Wisconsin’s February wolf hunting season lasted less than three days but surpassed the targeted quota by almost one hundred animals.

DNR Division Administrator Keith Warnke told reporters Thursday that hunters and trappers harvested 216 wolves from Monday morning through Wednesday afternoon. “The harvest breakdown was 86% taken by use of dogs, 5% taken by trappers, and 9% by other hunting methods.”

Carnivore Specialist Randy Johnson confirms most were adolescent wolves and not the older breeding stock.  Johnson says going over the quota isn’t likely going to harm wolf populations. “A relatively small percentage over the total quota, and so I would say there’s low concern, you know, at the population level of any significant effects there.”

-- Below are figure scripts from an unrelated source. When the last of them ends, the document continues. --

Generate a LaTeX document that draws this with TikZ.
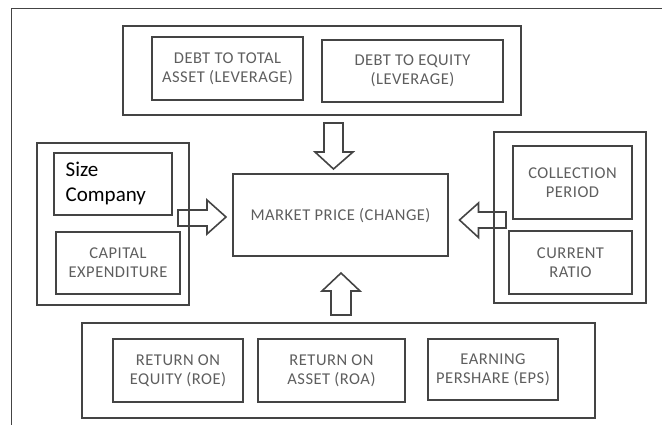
\documentclass[tikz,border=0pt]{standalone}
\usepackage{fontspec}
\setmainfont{Carlito}
\newfontfamily\lblfont[LetterSpace=3]{Carlito}
\definecolor{linegray}{HTML}{444444}
\definecolor{textgray}{HTML}{5E5E5E}
\tikzset{
  box/.style={draw=linegray, line width=1.7pt, rectangle, inner sep=0pt, fill=none},
  lbl/.style={text=textgray, font=\lblfont\fontsize{16.5}{19}\selectfont, align=center, inner sep=0pt},
  blockarrow/.style={draw=linegray, line width=1.6pt, line join=miter},
  frame/.style={draw=linegray, line width=1.8pt}
}
\begin{document}
\begin{tikzpicture}[x=1pt,y=-1pt]
\useasboundingbox (0,0) rectangle (662,425);
% outer frame
\draw[frame] (11.5,430) -- (11.5,8.5) -- (670,8.5);
% top group
\node[box, minimum width=398pt, minimum height=89pt] (topg) at (322,70.5) {};
\node[box, minimum width=151pt, minimum height=63pt] (t1) at (227.5,68.5) {};
\node[lbl] at (t1) {DEBT TO TOTAL\\ASSET (LEVERAGE)};
\node[box, minimum width=181pt, minimum height=62pt] (t2) at (412.5,71) {};
\node[lbl] at (t2) {DEBT TO EQUITY\\(LEVERAGE)};
% center
\node[box, minimum width=215pt, minimum height=82pt] (m) at (340.5,215) {};
\node[lbl] at (340.5,216) {MARKET PRICE (CHANGE)};
% left group
\node[box, minimum width=152pt, minimum height=162pt] (leftg) at (113,224) {};
\node[box, minimum width=118pt, minimum height=62pt] (l1) at (113,184) {};
\node[anchor=west, align=left, inner sep=0pt, font=\fontsize{21}{25}\selectfont] at (65.5,183) {Size\\Company};
\node[box, minimum width=124pt, minimum height=62pt] (l2) at (118,263) {};
\node[lbl] at (l2) {CAPITAL\\EXPENDITURE};
% right group
\node[box, minimum width=152pt, minimum height=171pt] (rightg) at (570,217.5) {};
\node[box, minimum width=119pt, minimum height=73pt] (r1) at (572.5,182.5) {};
\node[lbl] at (r1) {COLLECTION\\PERIOD};
\node[box, minimum width=123pt, minimum height=63pt] (r2) at (570.5,262.5) {};
\node[lbl] at (r2) {CURRENT\\RATIO};
% bottom group
\node[box, minimum width=513pt, minimum height=95pt] (botg) at (338.5,370.5) {};
\node[box, minimum width=130pt, minimum height=63pt] (b1) at (178,370.5) {};
\node[lbl] at (b1) {RETURN ON\\EQUITY (ROE)};
\node[box, minimum width=147pt, minimum height=63pt] (b2) at (331.5,370.5) {};
\node[lbl] at (b2) {RETURN ON\\ASSET (ROA)};
\node[box, minimum width=130pt, minimum height=61pt] (b3) at (493,369.5) {};
\node[lbl] at (b3) {EARNING\\PERSHARE (EPS)};
% block arrows
% down (top -> center)
\draw[blockarrow] (324,123) -- (343,123) -- (343,152) -- (353,152) -- (333.5,169)
  -- (315,152) -- (324,152) -- cycle;
% up (bottom -> center)
\draw[blockarrow] (331,315) -- (351,315) -- (351,291) -- (360,291) -- (341,273)
  -- (322,291) -- (331,291) -- cycle;
% right (left group -> center)
\draw[blockarrow] (178,210) -- (207,210) -- (207,200) -- (226,217) -- (207,234)
  -- (207,226) -- (178,226) -- cycle;
% left (right group -> center)
\draw[blockarrow] (506,212) -- (478.5,212) -- (478.5,203) -- (459.5,220) -- (478.5,237.5)
  -- (478.5,228) -- (506,228) -- cycle;
\end{tikzpicture}
\end{document}
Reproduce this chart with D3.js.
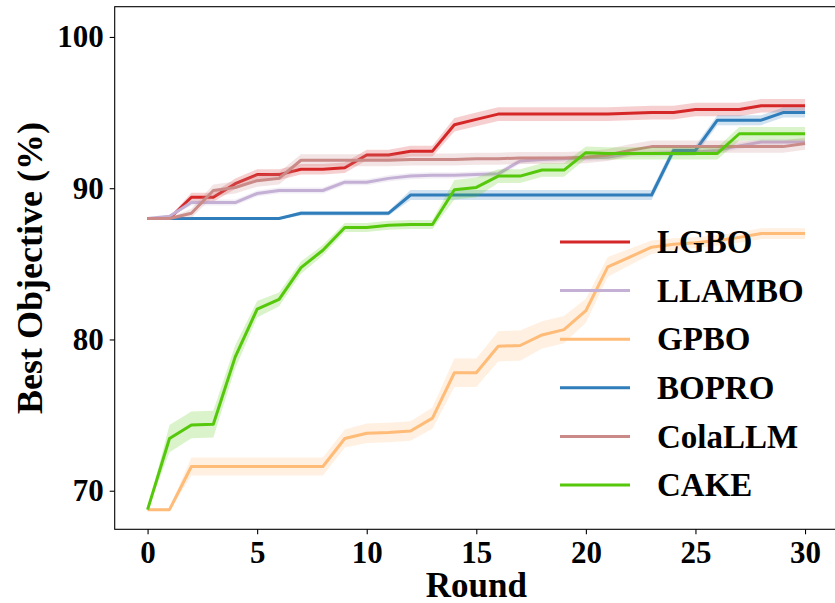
<!DOCTYPE html>
<html>
<head>
<meta charset="utf-8">
<script src="https://cdn.jsdelivr.net/npm/d3@7"></script>
<style>
  body { margin: 0; background: #fff; }
  svg text { font-family: "Liberation Serif", "Times New Roman", serif; font-weight: bold; }
</style>
</head>
<body>
<svg id="chart" width="835" height="603"></svg>
<script>
// ---- DATA ---- //
const rounds = d3.range(0, 31);
const methods = ["LGBO", "LLAMBO", "GPBO", "BOPRO", "ColaLLM", "CAKE"];
const colors = ["#d62728", "#c5b0d5", "#ffbb78", "#2f7dba", "#c98a88", "#55c80c"];

const lgbo = [88.0, 88.0, 89.4, 89.4, 90.3, 90.9, 90.9, 91.25, 91.25, 91.35, 92.2, 92.2, 92.45, 92.45, 94.2, 94.55,
  94.9, 94.9, 94.9, 94.9, 94.9, 94.9, 94.95, 95.0, 95.0, 95.2, 95.2, 95.2, 95.45, 95.45, 95.45];
const llambo = [88.0, 88.15, 89.05, 89.05, 89.05, 89.65, 89.85, 89.85, 89.85, 90.4, 90.4, 90.65, 90.8, 90.85, 90.85, 90.9,
  90.95, 91.8, 91.9, 91.95, 92.0, 92.05, 92.3, 92.3, 92.35, 92.4, 92.5, 92.8, 93.05, 93.05, 93.05];
const gpbo = [68.75, 68.75, 71.6, 71.6, 71.6, 71.6, 71.6, 71.6, 71.6, 73.45, 73.8, 73.85, 73.95, 74.8, 77.8, 77.8,
  79.55, 79.6, 80.3, 80.65, 81.9, 84.8, 85.45, 86.1, 86.3, 86.4, 86.55, 86.75, 87.0, 87.0, 87.0];
const bopro = [88.0, 88.0, 88.0, 88.0, 88.0, 88.0, 88.0, 88.35, 88.35, 88.35, 88.35, 88.35, 89.55, 89.55, 89.55, 89.55,
  89.55, 89.55, 89.55, 89.55, 89.55, 89.55, 89.55, 89.55, 92.5, 92.5, 94.5, 94.5, 94.5, 95.0, 95.0];
const colallm = [88.0, 88.0, 88.35, 89.85, 90.05, 90.5, 90.65, 91.85, 91.85, 91.85, 91.85, 91.85, 91.9, 91.9, 91.9, 91.95,
  91.95, 92.0, 92.0, 92.0, 92.05, 92.2, 92.5, 92.75, 92.75, 92.75, 92.75, 92.75, 92.75, 92.75, 92.95];
const cake = [68.75, 73.45, 74.35, 74.4, 78.85, 82.0, 82.65, 84.75, 85.9, 87.4, 87.4, 87.55, 87.6, 87.6, 89.9, 90.05,
  90.8, 90.8, 91.2, 91.2, 92.35, 92.3, 92.3, 92.3, 92.3, 92.3, 92.3, 93.6, 93.6, 93.6, 93.6];

// half-width of the shaded band, per round
const lgboStd = [0, 0.1, 0.3, 0.3, 0.35, 0.35, 0.35, 0.35, 0.35, 0.35, 0.35, 0.35, 0.35, 0.35, 0.45, 0.45,
  0.45, 0.45, 0.45, 0.45, 0.45, 0.45, 0.45, 0.45, 0.45, 0.45, 0.45, 0.45, 0.45, 0.45, 0.45];
const llamboStd = [0, 0.1, 0.2, 0.2, 0.2, 0.2, 0.2, 0.2, 0.2, 0.2, 0.2, 0.2, 0.2, 0.2, 0.2, 0.2,
  0.2, 0.2, 0.2, 0.2, 0.2, 0.2, 0.2, 0.2, 0.2, 0.2, 0.2, 0.2, 0.2, 0.2, 0.2];
const gpboStd = [0, 0.1, 0.6, 0.6, 0.6, 0.6, 0.6, 0.6, 0.6, 0.6, 0.65, 0.65, 0.65, 0.7, 0.95, 0.95,
  1.0, 1.0, 0.9, 0.9, 0.8, 0.65, 0.55, 0.45, 0.4, 0.35, 0.35, 0.35, 0.35, 0.35, 0.35];
const boproStd = [0, 0.05, 0.05, 0.05, 0.05, 0.05, 0.05, 0.15, 0.15, 0.15, 0.15, 0.15, 0.33, 0.33, 0.33, 0.33,
  0.33, 0.33, 0.33, 0.33, 0.33, 0.33, 0.33, 0.33, 0.33, 0.33, 0.33, 0.33, 0.33, 0.33, 0.33];
const colallmStd = [0, 0.05, 0.3, 0.4, 0.4, 0.4, 0.4, 0.4, 0.4, 0.4, 0.4, 0.4, 0.4, 0.4, 0.4, 0.4,
  0.4, 0.4, 0.4, 0.4, 0.4, 0.4, 0.4, 0.4, 0.4, 0.4, 0.4, 0.4, 0.4, 0.4, 0.4];
const cakeStd = [0, 0.9, 0.88, 0.88, 0.77, 0.55, 0.45, 0.4, 0.35, 0.3, 0.3, 0.3, 0.3, 0.3, 0.65, 0.65,
  0.45, 0.45, 0.45, 0.45, 0.4, 0.4, 0.4, 0.4, 0.4, 0.4, 0.4, 0.45, 0.45, 0.45, 0.45];

const xTicks = [0, 5, 10, 15, 20, 25, 30];
const yTicks = [70, 80, 90, 100];

const series = [
  {name: methods[0], mean: lgbo, std: lgboStd, color: colors[0]},
  {name: methods[1], mean: llambo, std: llamboStd, color: colors[1]},
  {name: methods[2], mean: gpbo, std: gpboStd, color: colors[2]},
  {name: methods[3], mean: bopro, std: boproStd, color: colors[3]},
  {name: methods[4], mean: colallm, std: colallmStd, color: colors[4]},
  {name: methods[5], mean: cake, std: cakeStd, color: colors[5]}
];

// ---- THE CHART ---- //
const plot = {left: 114.7, right: 837.9, top: 6.7, bottom: 529.3};

const svg = d3.select("#chart");

const xScale = d3.scaleLinear()
  .domain([-1.5, 31.5])
  .range([plot.left, plot.right]);
const yScale = d3.scaleLinear()
  .domain([67.45, 102.0])
  .range([plot.bottom, plot.top]);

// bands first, then lines, series by series
const area = d3.area()
  .x(d => xScale(d.r))
  .y0(d => yScale(d.m - d.s))
  .y1(d => yScale(d.m + d.s));
const line = d3.line()
  .x(d => xScale(d.r))
  .y(d => yScale(d.m));

series.forEach(s => {
  const pts = rounds.map((r, i) => ({r: r, m: s.mean[i], s: s.std[i]}));
  svg.append("path")
    .attr("d", area(pts))
    .attr("fill", s.color)
    .attr("fill-opacity", 0.22);
  svg.append("path")
    .attr("d", line(pts))
    .attr("fill", "none")
    .attr("stroke", s.color)
    .attr("stroke-width", 3)
    .attr("stroke-linejoin", "round");
});

// axes
const xAxis = d3.axisBottom(xScale).tickValues(xTicks).tickSize(5).tickPadding(7).tickSizeOuter(0);
const gx = svg.append("g")
  .attr("transform", "translate(0," + plot.bottom + ")")
  .call(xAxis);
const yAxis = d3.axisLeft(yScale).tickValues(yTicks).tickSize(5).tickPadding(6).tickSizeOuter(0);
const gy = svg.append("g")
  .attr("transform", "translate(" + plot.left + ",0)")
  .call(yAxis);

[gx, gy].forEach(g => {
  g.select(".domain").remove();
  g.selectAll("line").attr("stroke", "#000").attr("stroke-width", 1.1);
  g.selectAll("text").attr("font-size", 31).attr("fill", "#000")
    .style("font-family", "'Liberation Serif', 'Times New Roman', serif").style("font-weight", "bold");
});

// frame
svg.append("rect")
  .attr("x", plot.left)
  .attr("y", plot.top)
  .attr("width", plot.right - plot.left)
  .attr("height", plot.bottom - plot.top)
  .attr("fill", "none")
  .attr("stroke", "#000")
  .attr("stroke-width", 1.1);

// axis labels
svg.append("text")
  .attr("x", (xScale(0) + xScale(30)) / 2)
  .attr("y", 597)
  .attr("text-anchor", "middle")
  .attr("font-size", 35)
  .text("Round");

svg.append("text")
  .attr("transform", "translate(42," + ((plot.top + plot.bottom) / 2) + ") rotate(-90)")
  .attr("text-anchor", "middle")
  .attr("font-size", 36)
  .text("Best Objective (%)");

// legend
const legend = svg.append("g").attr("transform", "translate(560,242)");
series.forEach((s, i) => {
  const row = legend.append("g").attr("transform", "translate(0," + (i * 48.6) + ")");
  row.append("line")
    .attr("x1", 0).attr("x2", 70)
    .attr("stroke", s.color)
    .attr("stroke-width", 3);
  row.append("text")
    .attr("x", 97)
    .attr("dy", "0.34em")
    .attr("font-size", 33)
    .text(s.name);
});
</script>
</body>
</html>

By law, DNR must give 24-hours’ notice before closing a wolf hunting zone.


2020 DNR statistics show wolves killed 40 calves and one cow, along with fifteen sheep, one horse, one alpaca, 31 dogs, and 40 hens.

The season started with a 200-wolf quota, 119 of which were allocated to hunters and trappers with 81 set aside for the Ojibwe tribes. 

Eric Lobner with the wildlife management program says there were nine wolves registered at the end of Monday, but overnight online registrations jumped to 48 by Tuesday morning, so DNR immediately moved to close three of the six hunting zones.  Later Tuesday, they had to begin closing the remaining zones.  Lobner says unlike past seasons, they issued twenty times more permits than the quota target for the short season instead of the usual ten times the quota at the direction of the Natural Resources Board.  He says weather including fresh snow made for ideal wolf tracking conditions as well.